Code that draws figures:
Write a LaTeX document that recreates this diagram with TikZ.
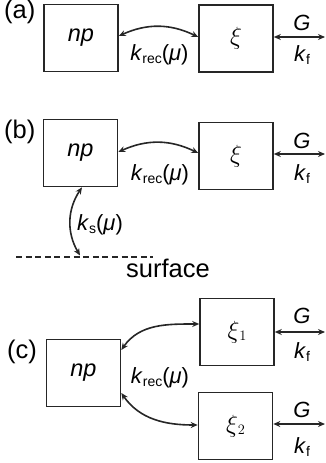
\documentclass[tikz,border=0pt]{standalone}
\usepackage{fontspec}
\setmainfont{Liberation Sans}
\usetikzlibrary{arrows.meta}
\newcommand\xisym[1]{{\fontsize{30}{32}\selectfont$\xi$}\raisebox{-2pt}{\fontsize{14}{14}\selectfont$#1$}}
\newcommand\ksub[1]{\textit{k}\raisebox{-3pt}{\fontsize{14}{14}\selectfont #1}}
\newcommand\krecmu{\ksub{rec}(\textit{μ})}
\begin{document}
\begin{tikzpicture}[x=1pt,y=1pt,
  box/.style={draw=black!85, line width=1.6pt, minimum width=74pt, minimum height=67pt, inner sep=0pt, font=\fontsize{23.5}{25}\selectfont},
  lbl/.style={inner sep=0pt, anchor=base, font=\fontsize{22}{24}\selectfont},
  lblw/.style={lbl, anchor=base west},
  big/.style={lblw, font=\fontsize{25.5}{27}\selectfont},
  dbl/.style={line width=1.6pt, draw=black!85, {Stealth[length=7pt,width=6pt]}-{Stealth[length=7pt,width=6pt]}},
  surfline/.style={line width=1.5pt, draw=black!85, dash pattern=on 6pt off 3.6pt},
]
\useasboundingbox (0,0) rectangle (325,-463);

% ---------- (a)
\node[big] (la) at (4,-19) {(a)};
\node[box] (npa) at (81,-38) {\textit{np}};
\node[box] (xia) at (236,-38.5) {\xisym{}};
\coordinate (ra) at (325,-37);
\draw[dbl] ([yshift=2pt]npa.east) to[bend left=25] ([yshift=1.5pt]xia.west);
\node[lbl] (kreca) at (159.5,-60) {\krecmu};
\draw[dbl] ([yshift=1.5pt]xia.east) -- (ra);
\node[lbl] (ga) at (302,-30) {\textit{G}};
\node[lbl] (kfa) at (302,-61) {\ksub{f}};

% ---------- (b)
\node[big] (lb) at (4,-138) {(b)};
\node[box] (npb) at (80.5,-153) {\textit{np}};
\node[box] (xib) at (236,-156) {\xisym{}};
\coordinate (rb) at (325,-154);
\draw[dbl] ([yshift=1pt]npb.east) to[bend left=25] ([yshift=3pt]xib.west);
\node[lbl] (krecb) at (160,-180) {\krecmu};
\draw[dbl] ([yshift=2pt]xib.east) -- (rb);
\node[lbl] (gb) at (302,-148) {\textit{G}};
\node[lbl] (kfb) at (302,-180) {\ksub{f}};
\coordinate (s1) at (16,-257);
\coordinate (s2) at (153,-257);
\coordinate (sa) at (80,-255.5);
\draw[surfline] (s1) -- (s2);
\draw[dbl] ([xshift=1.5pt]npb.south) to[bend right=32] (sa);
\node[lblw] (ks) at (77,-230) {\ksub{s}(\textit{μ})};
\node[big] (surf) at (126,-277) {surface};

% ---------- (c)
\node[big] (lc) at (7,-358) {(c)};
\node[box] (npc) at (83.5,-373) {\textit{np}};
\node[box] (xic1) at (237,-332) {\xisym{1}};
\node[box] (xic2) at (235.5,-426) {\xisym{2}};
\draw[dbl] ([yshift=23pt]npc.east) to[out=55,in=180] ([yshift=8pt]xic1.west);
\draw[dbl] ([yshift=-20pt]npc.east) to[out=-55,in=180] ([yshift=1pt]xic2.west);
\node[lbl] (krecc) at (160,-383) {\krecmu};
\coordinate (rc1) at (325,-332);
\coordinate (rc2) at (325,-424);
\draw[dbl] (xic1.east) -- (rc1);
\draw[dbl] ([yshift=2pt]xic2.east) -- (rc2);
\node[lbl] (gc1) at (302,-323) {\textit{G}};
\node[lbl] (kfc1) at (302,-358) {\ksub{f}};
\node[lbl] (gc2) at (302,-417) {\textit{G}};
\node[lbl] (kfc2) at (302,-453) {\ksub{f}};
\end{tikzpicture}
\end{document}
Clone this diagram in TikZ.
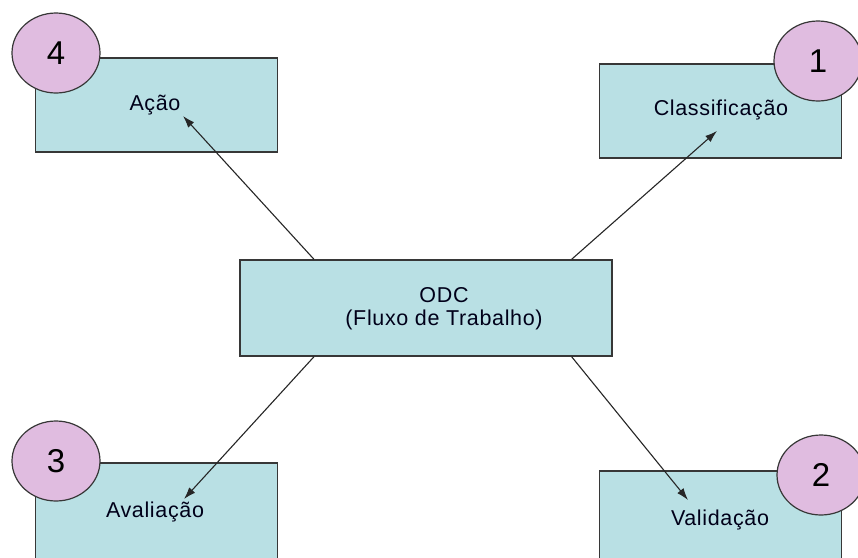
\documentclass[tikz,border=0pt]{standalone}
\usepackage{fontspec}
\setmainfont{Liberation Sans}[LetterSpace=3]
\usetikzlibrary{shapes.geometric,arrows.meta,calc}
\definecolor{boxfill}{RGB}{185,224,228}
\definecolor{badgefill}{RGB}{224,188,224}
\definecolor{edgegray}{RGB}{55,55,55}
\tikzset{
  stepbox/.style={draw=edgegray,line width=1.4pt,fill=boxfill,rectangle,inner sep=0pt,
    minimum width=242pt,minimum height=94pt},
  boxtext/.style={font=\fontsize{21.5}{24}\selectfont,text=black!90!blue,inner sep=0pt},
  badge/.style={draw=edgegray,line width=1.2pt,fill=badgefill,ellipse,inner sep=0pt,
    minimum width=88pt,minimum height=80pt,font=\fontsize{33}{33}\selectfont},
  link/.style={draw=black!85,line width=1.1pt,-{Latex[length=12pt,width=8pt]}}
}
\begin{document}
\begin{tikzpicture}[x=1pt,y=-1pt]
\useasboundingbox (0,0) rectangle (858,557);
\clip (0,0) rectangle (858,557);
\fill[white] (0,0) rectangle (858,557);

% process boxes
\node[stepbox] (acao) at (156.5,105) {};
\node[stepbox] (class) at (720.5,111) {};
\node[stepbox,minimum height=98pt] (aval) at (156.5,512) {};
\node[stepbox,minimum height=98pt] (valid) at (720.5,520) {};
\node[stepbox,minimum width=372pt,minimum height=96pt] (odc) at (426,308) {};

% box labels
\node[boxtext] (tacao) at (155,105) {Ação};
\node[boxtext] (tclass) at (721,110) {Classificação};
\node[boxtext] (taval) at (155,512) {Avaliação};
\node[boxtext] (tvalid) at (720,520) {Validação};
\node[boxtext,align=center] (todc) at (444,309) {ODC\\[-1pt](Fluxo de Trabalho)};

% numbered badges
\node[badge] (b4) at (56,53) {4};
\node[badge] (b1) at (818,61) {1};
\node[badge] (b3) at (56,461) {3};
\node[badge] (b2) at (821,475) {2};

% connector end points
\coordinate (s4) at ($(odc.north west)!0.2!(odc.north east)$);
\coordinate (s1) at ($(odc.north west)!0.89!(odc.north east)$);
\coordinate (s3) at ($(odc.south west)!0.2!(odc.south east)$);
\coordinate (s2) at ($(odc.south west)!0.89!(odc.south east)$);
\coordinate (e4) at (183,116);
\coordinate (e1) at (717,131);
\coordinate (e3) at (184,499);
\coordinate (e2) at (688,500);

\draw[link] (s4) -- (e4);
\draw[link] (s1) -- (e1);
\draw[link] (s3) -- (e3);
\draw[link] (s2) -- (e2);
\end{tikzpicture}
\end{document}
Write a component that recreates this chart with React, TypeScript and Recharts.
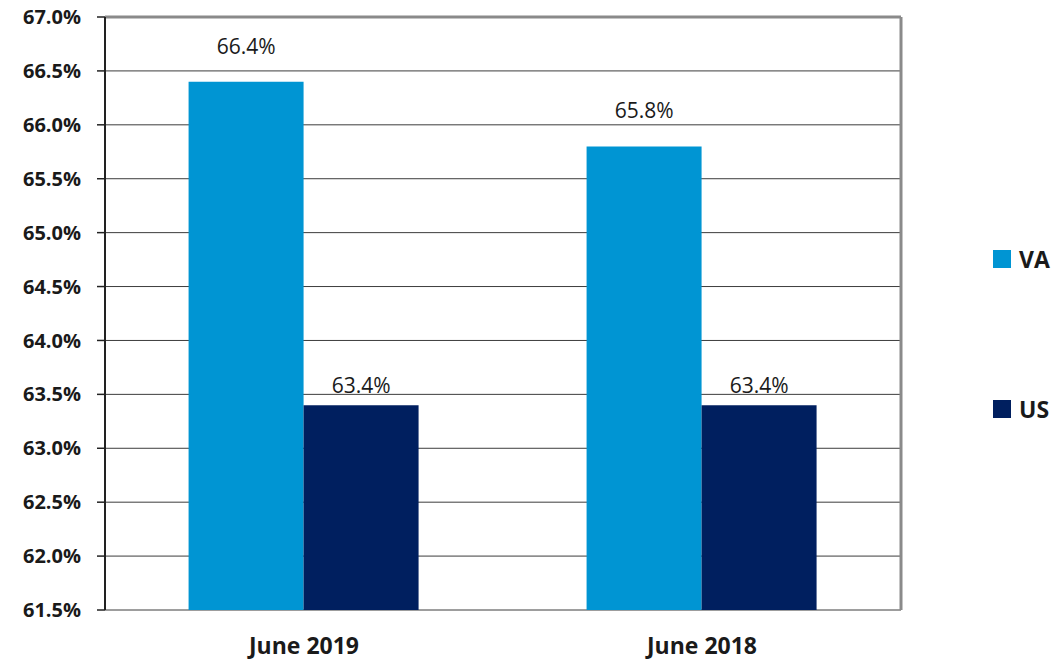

Given exercise » Reproduce all the records verbatim, excluding images.

Complete response »
Write a LaTeX document that recreates this diagram with TikZ.
\documentclass[tikz,border=0pt]{standalone}
\usepackage{fontspec}
\setmainfont{Liberation Sans}
\usetikzlibrary{arrows.meta}
\newcommand\xisym[1]{{\fontsize{30}{32}\selectfont$\xi$}\raisebox{-2pt}{\fontsize{14}{14}\selectfont$#1$}}
\newcommand\ksub[1]{\textit{k}\raisebox{-3pt}{\fontsize{14}{14}\selectfont #1}}
\newcommand\krecmu{\ksub{rec}(\textit{μ})}
\begin{document}
\begin{tikzpicture}[x=1pt,y=1pt,
  box/.style={draw=black!85, line width=1.6pt, minimum width=74pt, minimum height=67pt, inner sep=0pt, font=\fontsize{23.5}{25}\selectfont},
  lbl/.style={inner sep=0pt, anchor=base, font=\fontsize{22}{24}\selectfont},
  lblw/.style={lbl, anchor=base west},
  big/.style={lblw, font=\fontsize{25.5}{27}\selectfont},
  dbl/.style={line width=1.6pt, draw=black!85, {Stealth[length=7pt,width=6pt]}-{Stealth[length=7pt,width=6pt]}},
  surfline/.style={line width=1.5pt, draw=black!85, dash pattern=on 6pt off 3.6pt},
]
\useasboundingbox (0,0) rectangle (325,-463);

% ---------- (a)
\node[big] (la) at (4,-19) {(a)};
\node[box] (npa) at (81,-38) {\textit{np}};
\node[box] (xia) at (236,-38.5) {\xisym{}};
\coordinate (ra) at (325,-37);
\draw[dbl] ([yshift=2pt]npa.east) to[bend left=25] ([yshift=1.5pt]xia.west);
\node[lbl] (kreca) at (159.5,-60) {\krecmu};
\draw[dbl] ([yshift=1.5pt]xia.east) -- (ra);
\node[lbl] (ga) at (302,-30) {\textit{G}};
\node[lbl] (kfa) at (302,-61) {\ksub{f}};

% ---------- (b)
\node[big] (lb) at (4,-138) {(b)};
\node[box] (npb) at (80.5,-153) {\textit{np}};
\node[box] (xib) at (236,-156) {\xisym{}};
\coordinate (rb) at (325,-154);
\draw[dbl] ([yshift=1pt]npb.east) to[bend left=25] ([yshift=3pt]xib.west);
\node[lbl] (krecb) at (160,-180) {\krecmu};
\draw[dbl] ([yshift=2pt]xib.east) -- (rb);
\node[lbl] (gb) at (302,-148) {\textit{G}};
\node[lbl] (kfb) at (302,-180) {\ksub{f}};
\coordinate (s1) at (16,-257);
\coordinate (s2) at (153,-257);
\coordinate (sa) at (80,-255.5);
\draw[surfline] (s1) -- (s2);
\draw[dbl] ([xshift=1.5pt]npb.south) to[bend right=32] (sa);
\node[lblw] (ks) at (77,-230) {\ksub{s}(\textit{μ})};
\node[big] (surf) at (126,-277) {surface};

% ---------- (c)
\node[big] (lc) at (7,-358) {(c)};
\node[box] (npc) at (83.5,-373) {\textit{np}};
\node[box] (xic1) at (237,-332) {\xisym{1}};
\node[box] (xic2) at (235.5,-426) {\xisym{2}};
\draw[dbl] ([yshift=23pt]npc.east) to[out=55,in=180] ([yshift=8pt]xic1.west);
\draw[dbl] ([yshift=-20pt]npc.east) to[out=-55,in=180] ([yshift=1pt]xic2.west);
\node[lbl] (krecc) at (160,-383) {\krecmu};
\coordinate (rc1) at (325,-332);
\coordinate (rc2) at (325,-424);
\draw[dbl] (xic1.east) -- (rc1);
\draw[dbl] ([yshift=2pt]xic2.east) -- (rc2);
\node[lbl] (gc1) at (302,-323) {\textit{G}};
\node[lbl] (kfc1) at (302,-358) {\ksub{f}};
\node[lbl] (gc2) at (302,-417) {\textit{G}};
\node[lbl] (kfc2) at (302,-453) {\ksub{f}};
\end{tikzpicture}
\end{document}
Clone this diagram in TikZ.
\documentclass[tikz,border=0pt]{standalone}
\usepackage{fontspec}
\setmainfont{Liberation Sans}[LetterSpace=3]
\usetikzlibrary{shapes.geometric,arrows.meta,calc}
\definecolor{boxfill}{RGB}{185,224,228}
\definecolor{badgefill}{RGB}{224,188,224}
\definecolor{edgegray}{RGB}{55,55,55}
\tikzset{
  stepbox/.style={draw=edgegray,line width=1.4pt,fill=boxfill,rectangle,inner sep=0pt,
    minimum width=242pt,minimum height=94pt},
  boxtext/.style={font=\fontsize{21.5}{24}\selectfont,text=black!90!blue,inner sep=0pt},
  badge/.style={draw=edgegray,line width=1.2pt,fill=badgefill,ellipse,inner sep=0pt,
    minimum width=88pt,minimum height=80pt,font=\fontsize{33}{33}\selectfont},
  link/.style={draw=black!85,line width=1.1pt,-{Latex[length=12pt,width=8pt]}}
}
\begin{document}
\begin{tikzpicture}[x=1pt,y=-1pt]
\useasboundingbox (0,0) rectangle (858,557);
\clip (0,0) rectangle (858,557);
\fill[white] (0,0) rectangle (858,557);

% process boxes
\node[stepbox] (acao) at (156.5,105) {};
\node[stepbox] (class) at (720.5,111) {};
\node[stepbox,minimum height=98pt] (aval) at (156.5,512) {};
\node[stepbox,minimum height=98pt] (valid) at (720.5,520) {};
\node[stepbox,minimum width=372pt,minimum height=96pt] (odc) at (426,308) {};

% box labels
\node[boxtext] (tacao) at (155,105) {Ação};
\node[boxtext] (tclass) at (721,110) {Classificação};
\node[boxtext] (taval) at (155,512) {Avaliação};
\node[boxtext] (tvalid) at (720,520) {Validação};
\node[boxtext,align=center] (todc) at (444,309) {ODC\\[-1pt](Fluxo de Trabalho)};

% numbered badges
\node[badge] (b4) at (56,53) {4};
\node[badge] (b1) at (818,61) {1};
\node[badge] (b3) at (56,461) {3};
\node[badge] (b2) at (821,475) {2};

% connector end points
\coordinate (s4) at ($(odc.north west)!0.2!(odc.north east)$);
\coordinate (s1) at ($(odc.north west)!0.89!(odc.north east)$);
\coordinate (s3) at ($(odc.south west)!0.2!(odc.south east)$);
\coordinate (s2) at ($(odc.south west)!0.89!(odc.south east)$);
\coordinate (e4) at (183,116);
\coordinate (e1) at (717,131);
\coordinate (e3) at (184,499);
\coordinate (e2) at (688,500);

\draw[link] (s4) -- (e4);
\draw[link] (s1) -- (e1);
\draw[link] (s3) -- (e3);
\draw[link] (s2) -- (e2);
\end{tikzpicture}
\end{document}
Write a component that recreates this chart with React, TypeScript and Recharts.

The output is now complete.